As I tugged and gosh-darned the reluctant hose, lo and behold! A flurry of brown and white wings and tail feathers rose up from the garden bed and swooshed away. Mildly startled, I looked down.
There, in the deep, foliage and grasses I had been too lazy – I mean busy – to remove before winter were a bunch of eggs. Wow! Who knew that Mother Mallard had taken up residency near the hilltop road that encircles the neighborhood lake?
Our little 22-acre lake might well be called Duck Heaven. They go about their ducky business without a lot of fuss and are adorable when they perform the aquatic maneuver that gives them their name. Their little butts sticking up in the air above the waterline are sooooo cute!
I was pleased as punch to discover a mother duck nesting in the yard. It seemed like quite an honor.
But had my sudden disturbance spooked Mother Duck to the point of no return?
Quick! To the internet!
It didn’t take long to figure out that I was lucky the mallard hadn’t nestled down in a porch planter. That’s undoubtedly because there are none here. I’m too lazy – that is, busy.
There was lots of intriguing information about nesting ducks, eggs, and hatchlings. But my focus was on whether or not those eggs were going to stay warm. Would their mother return?
Frank B. Gill, prior president of the American Ornithologists’ Union, reassured me as he dispelled the folklore belief that “birds will reject their eggs and young if humans have so much as laid a finger on them.”
Gill said the animal instinct to reproduce is overpowering, although cases of abandonment aren’t unknown:
“If a bird’s nest is disturbed by a potential predator during the nesting or egg-laying stage, there’s a possibility that [it] will desert and re-nest. However, once the young are hatched and feeding, [their parents are] by and large pretty tenacious.”
I learned that both duck parents select a nesting spot together. Once a site is located that offers both protection from predators and line-of-sight on threatening intruders, Father Duck flies his bright feathers away from the camouflaged female.
Mother Duck hunkers down and starts pulling nearby nesting materials toward her, tucking them around her to fashion the nest. Then, she lines the nest with grasses and moss (my yard has both) to make a soft cushion for her eggs. Her own breast feathers she pulled out with her own beak provide additional padding and insulation. Talk about motherly love!
A pregnant lady duck will lay as many as 13 eggs, one a day, on average. She waits to start incubating until the last egg has been deposited in the nest so they all hatch at about the same time.
It turns out I startled Mother Duck’s 28 (or so) days of incubation, during which she will sit on the nest and leave only briefly to eat. Hopefully, she was taking advantage of the brunch opportunity I was providing her.
Further relief came from discovering that a nesting mother duck can leave the nest for lengthy periods and the eggs will be fine – as long as a predator doesn’t find them first.
Within a mere 10 hours after hatching, ducklings leave the nest for good. Mother Duck will lead them all to the lake. It’s always a delight to watch the wee duckies waddle along, take their first swim, and learn what’s good to eat.

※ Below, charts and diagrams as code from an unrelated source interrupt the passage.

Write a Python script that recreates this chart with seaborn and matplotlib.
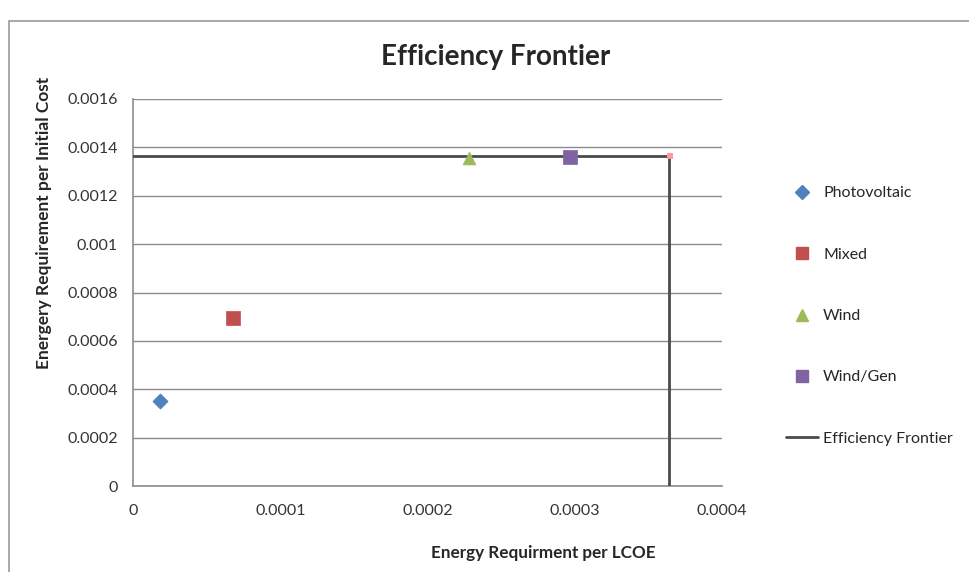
import matplotlib

matplotlib.use("Agg")
import matplotlib.pyplot as plt
import pandas as pd
import seaborn as sns
from matplotlib.lines import Line2D
from matplotlib.patches import Rectangle

# data
series = ["Photovoltaic", "Mixed", "Wind", "Wind/Gen"]
x_vals = [0.0000183, 0.0000679, 0.000228, 0.000297]
y_vals = [0.000352, 0.000695, 0.001355, 0.001362]
frontier_x = [0.0, 0.000364, 0.000364]
frontier_y = [0.001365, 0.001365, 0.0]
corner_x = [0.000365]
corner_y = [0.001365]

colors = ["#4F81BD", "#C0504D", "#9BBB59", "#8064A2"]
markers = ["D", "s", "^", "s"]
sizes = [60, 110, 85, 110]

sns.set_style("white")
plt.rcParams["font.family"] = ["Lato", "DejaVu Sans"]

fig = plt.figure(figsize=(9.69, 5.72), dpi=100)
ax = fig.add_axes([133 / 969, 1 - 486 / 572, 589 / 969, 387 / 572])

# outer chart frame (screenshot border)
fig.patches.append(Rectangle((9 / 969, -0.01), 1.0, 1 - 21 / 572 + 0.01,
                             transform=fig.transFigure, fill=False,
                             edgecolor="#9a9a9a", linewidth=1.2))

df = pd.DataFrame({"x": x_vals, "y": y_vals, "series": series})
for name, c, m, s in zip(series, colors, markers, sizes):
    sub = df[df["series"] == name]
    sns.scatterplot(data=sub, x="x", y="y", ax=ax, color=c, marker=m, s=s,
                    edgecolor=c, linewidth=0.5, zorder=4)

fr = pd.DataFrame({"x": frontier_x, "y": frontier_y})
sns.lineplot(data=fr, x="x", y="y", ax=ax, sort=False, estimator=None,
             color="#4a4a4a", linewidth=2, zorder=3)
ax.scatter(corner_x, corner_y, marker="s", s=18, color="#ff9a9a", zorder=5,
           linewidths=0)

ax.set_xlim(0, 0.0004)
ax.set_ylim(0, 0.0016)
ax.set_xticks([0, 0.0001, 0.0002, 0.0003, 0.0004])
ax.set_xticklabels(["0", "0.0001", "0.0002", "0.0003", "0.0004"])
ax.set_yticks([i * 0.0002 for i in range(9)])
ax.set_yticklabels(["0", "0.0002", "0.0004", "0.0006", "0.0008", "0.001",
                    "0.0012", "0.0014", "0.0016"])
ax.yaxis.grid(True, color="#8c8c8c", linewidth=1)
ax.set_axisbelow(True)
for sp in ["top", "right"]:
    ax.spines[sp].set_visible(False)
ax.spines["left"].set_color("#8c8c8c")
ax.spines["bottom"].set_color("#8c8c8c")
ax.spines["left"].set_linewidth(1.2)
ax.spines["bottom"].set_linewidth(1.2)
ax.tick_params(axis="both", length=5, width=1, color="#8c8c8c",
               labelsize=11.5, labelcolor="#333333", direction="out", pad=6)
ax.tick_params(axis="x", pad=8)

ax.set_xlabel("Energy Requirment per LCOE", fontsize=12.3, fontweight="bold")
ax.xaxis.set_label_coords((543 - 133) / 589, -(545 - 486) / 387)
ax.set_ylabel("Energery Requirement per Initial Cost", fontsize=12.5,
              fontweight="bold")
ax.yaxis.set_label_coords(-(133 - 52) / 589, (486 - 223) / 387)
fig.text(496 / 969, 1 - 57 / 572, "Efficiency Frontier", fontsize=20,
         fontweight="bold", ha="center", va="center")

handles = [Line2D([], [], linestyle="none", marker=m, color=c,
                  markersize=ms, label=n)
           for n, c, m, ms in zip(series, colors, markers, [7, 8, 8, 8])]
handles.append(Line2D([], [], color="#4a4a4a", linewidth=2,
                      label="Efficiency Frontier"))
fig.legend(handles=handles, loc="center left",
           bbox_to_anchor=(772 / 969, 1 - 316 / 572), frameon=False,
           fontsize=11.5, labelspacing=2.95, handlelength=2.0,
           handletextpad=0.3)

fig.savefig("out.png", dpi=100)
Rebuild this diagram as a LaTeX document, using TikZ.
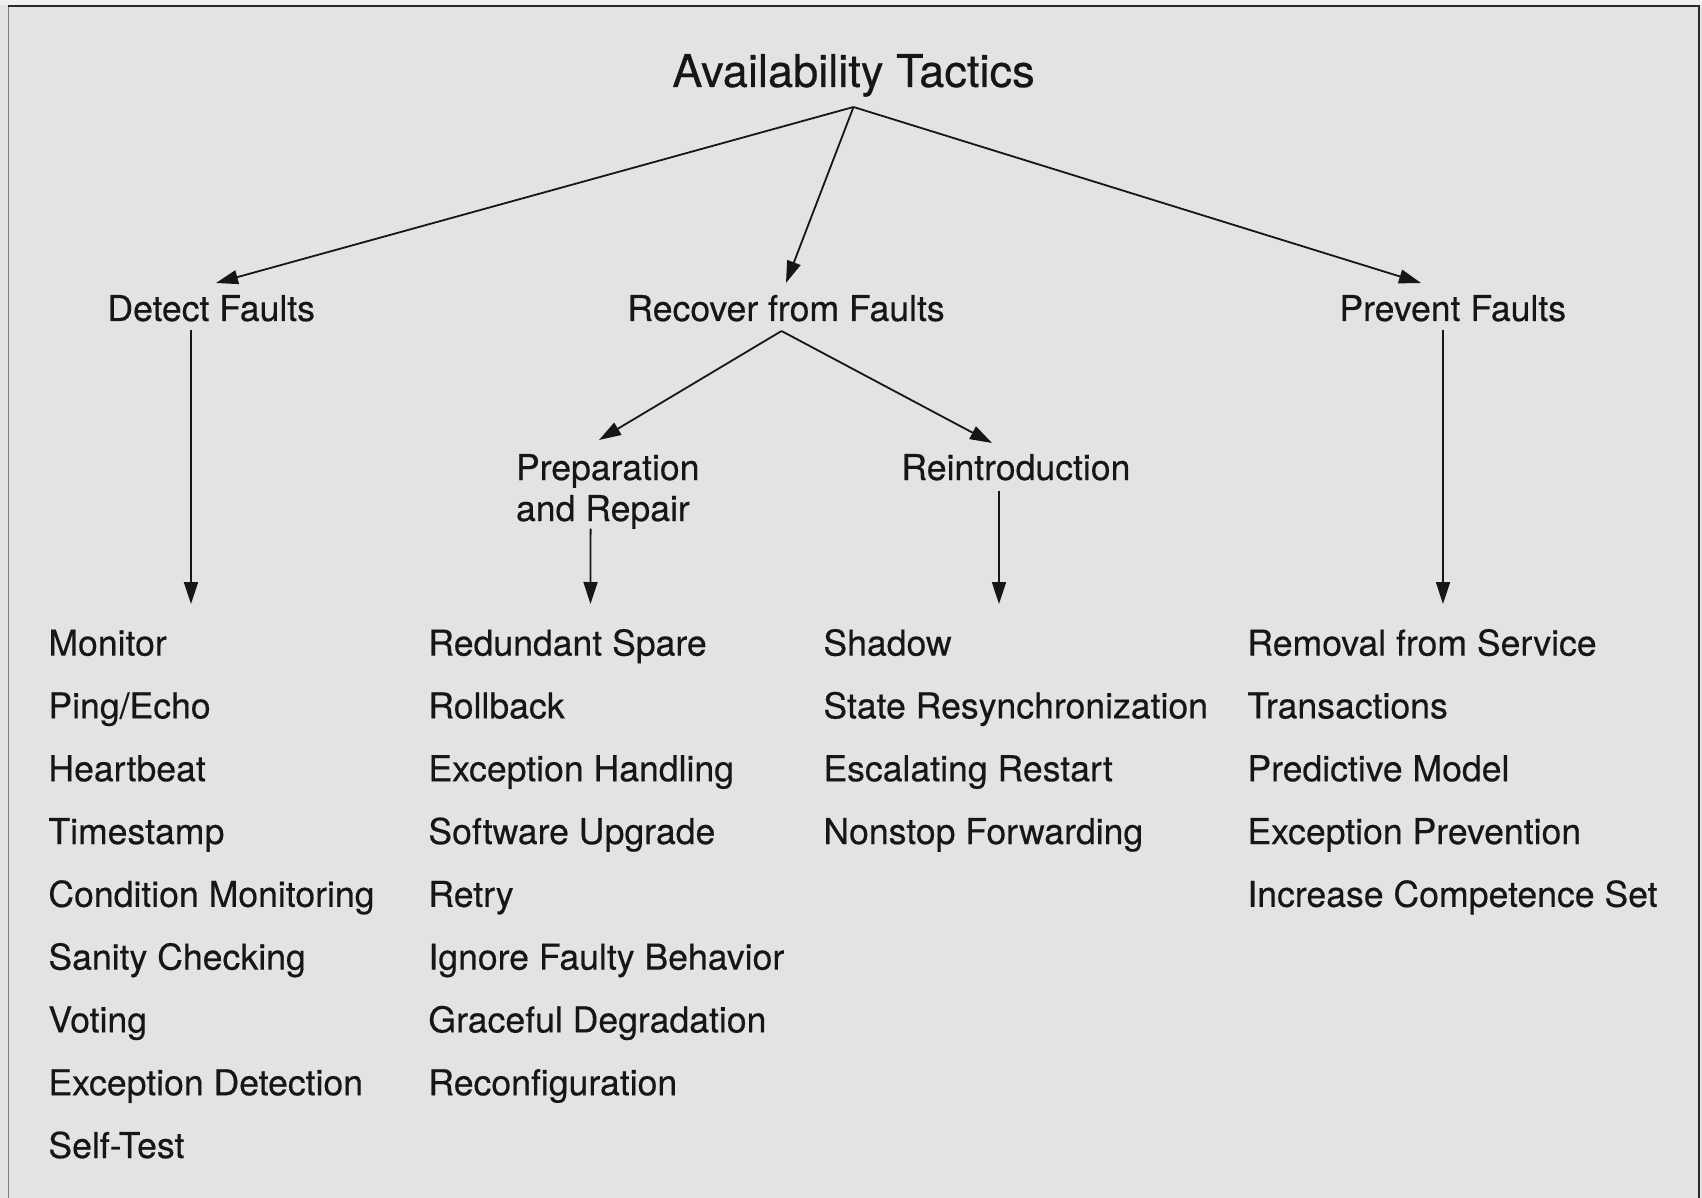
\documentclass[tikz,border=0pt]{standalone}
\usepackage{fontspec}
\setmainfont{TeX Gyre Heros}[FakeBold=0.4]
\usetikzlibrary{arrows.meta}
\definecolor{panel}{RGB}{227,227,225}
\definecolor{ink}{RGB}{22,22,22}
\definecolor{rimdark}{RGB}{40,40,40}
\definecolor{rimgrey}{RGB}{125,125,125}
\begin{document}
\begin{tikzpicture}[x=0.5pt,y=-0.5pt,
  heading/.style={font=\fontsize{22.6}{26}\selectfont, text=ink, inner sep=0pt, anchor=base},
  branch/.style={font=\fontsize{17.8}{20.5}\selectfont, text=ink, inner sep=0pt, anchor=base west, align=left},
  tactic/.style={font=\fontsize{17.8}{21}\selectfont, text=ink, inner sep=0pt, anchor=base west},
  link/.style={draw=ink, line width=0.9pt, line join=round, -{Triangle[length=11pt,width=7pt]}}]

% panel and frame
\useasboundingbox (0,0) rectangle (1702,1198);
\fill[panel] (0,0) rectangle (1702,1198);
\fill[gray!12] (0,0) rectangle (1702,4.7);
\draw[rimgrey, line width=0.75pt] (8.7,5) -- (8.7,1198);
\draw[rimdark, line width=0.9pt] (1699,5) -- (1699,1198);
\draw[rimdark, line width=1pt] (8,5.7) -- (1700,5.7);

% root and branches (a two-line node sits on the baseline of its last line)
\node[heading] (title) at (853.5,87) {Availability Tactics};
\node[branch] (detect)  at (107,321)  {Detect Faults};
\node[branch] (recover) at (627,321)  {Recover from Faults};
\node[branch] (prevent) at (1339,321) {Prevent Faults};
\node[branch] (prep)    at (515.6,521) {Preparation\\and Repair};
\node[branch] (reintro) at (901,480)  {Reintroduction};

% tactic lists
\foreach \t [count=\i from 0] in {Monitor, Ping/Echo, Heartbeat, Timestamp,
    Condition Monitoring, Sanity Checking, Voting, Exception Detection, Self-Test}
  \node[tactic] (d\i) at (48,{655.6+62.8*\i}) {\t};
\foreach \t [count=\i from 0] in {Redundant Spare, Rollback, Exception Handling,
    Software Upgrade, Retry, Ignore Faulty Behavior, Graceful Degradation, Reconfiguration}
  \node[tactic] (r\i) at (428,{655.6+62.8*\i}) {\t};
\foreach \t [count=\i from 0] in {Shadow, State Resynchronization, Escalating Restart,
    Nonstop Forwarding}
  \node[tactic] (s\i) at (823,{655.6+62.8*\i}) {\t};
\foreach \t [count=\i from 0] in {Removal from Service, Transactions, Predictive Model,
    Exception Prevention, Increase Competence Set}
  \node[tactic] (p\i) at (1247,{655.6+62.8*\i}) {\t};

% tree connectors
\draw[link] ([yshift=-10pt]title.base) -- ([xshift=54.5pt,yshift=19pt]detect.base west);
\draw[link] ([yshift=-10pt]title.base) -- ([xshift=79.5pt,yshift=19pt]recover.base west);
\draw[link] ([yshift=-10pt]title.base) -- ([xshift=41pt,yshift=19pt]prevent.base west);
\draw[link] ([xshift=77.25pt,yshift=-5pt]recover.base west) -- ([xshift=41.7pt,yshift=40.5pt]prep.base west);
\draw[link] ([xshift=77.25pt,yshift=-5pt]recover.base west) -- ([xshift=45.5pt,yshift=18.5pt]reintro.base west);

% arrows down to the lists
\draw[link] ([xshift=42pt,yshift=-4.5pt]detect.base west) -- ([xshift=71.5pt,yshift=25.8pt]d0.base west);
\draw[link] ([xshift=37.5pt,yshift=-3.8pt]prep.base west) -- ([xshift=81.25pt,yshift=25.8pt]r0.base west);
\draw[link] ([xshift=49pt,yshift=-5.3pt]reintro.base west) -- ([xshift=88pt,yshift=25.8pt]s0.base west);
\draw[link] ([xshift=52pt,yshift=-4.5pt]prevent.base west) -- ([xshift=98pt,yshift=25.8pt]p0.base west);
\end{tikzpicture}
\end{document}
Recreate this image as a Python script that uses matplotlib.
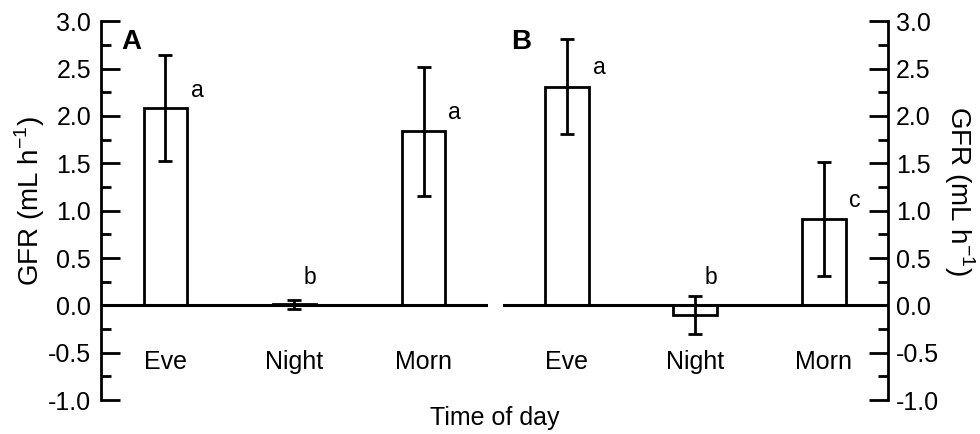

The ducklings will stay with their mother for up to two months. By then, they are teenagers that fly off to seek their independence.
The best thing to do to help wild ducks hatch their eggs is…NOTHING. Don’t feed ’em and above all, don’t move the nest. Keep pets and unruly children away. Be cool and let nature take its course.
Armed with knowledge, I went up to fetch the emptied trash bin and check on the nest.
To my horror, I couldn’t see the 10 off-white eggs. Looking closer, I could barely make out Mother Duck who had artfully resumed her rightful place and pulled the long, dry grasses up and all around her neck. Only the top of her head was visible, hidden by the feather patterns that blended in perfectly with her hideaway.
Reassuring her that all was well and good luck with those 10 youngsters you have on the way, I rolled the bin down the sloping driveway and went on my way. Lucky for her and her future brood, I’m too busy to venture into the top garden bed for, oh, say, a month.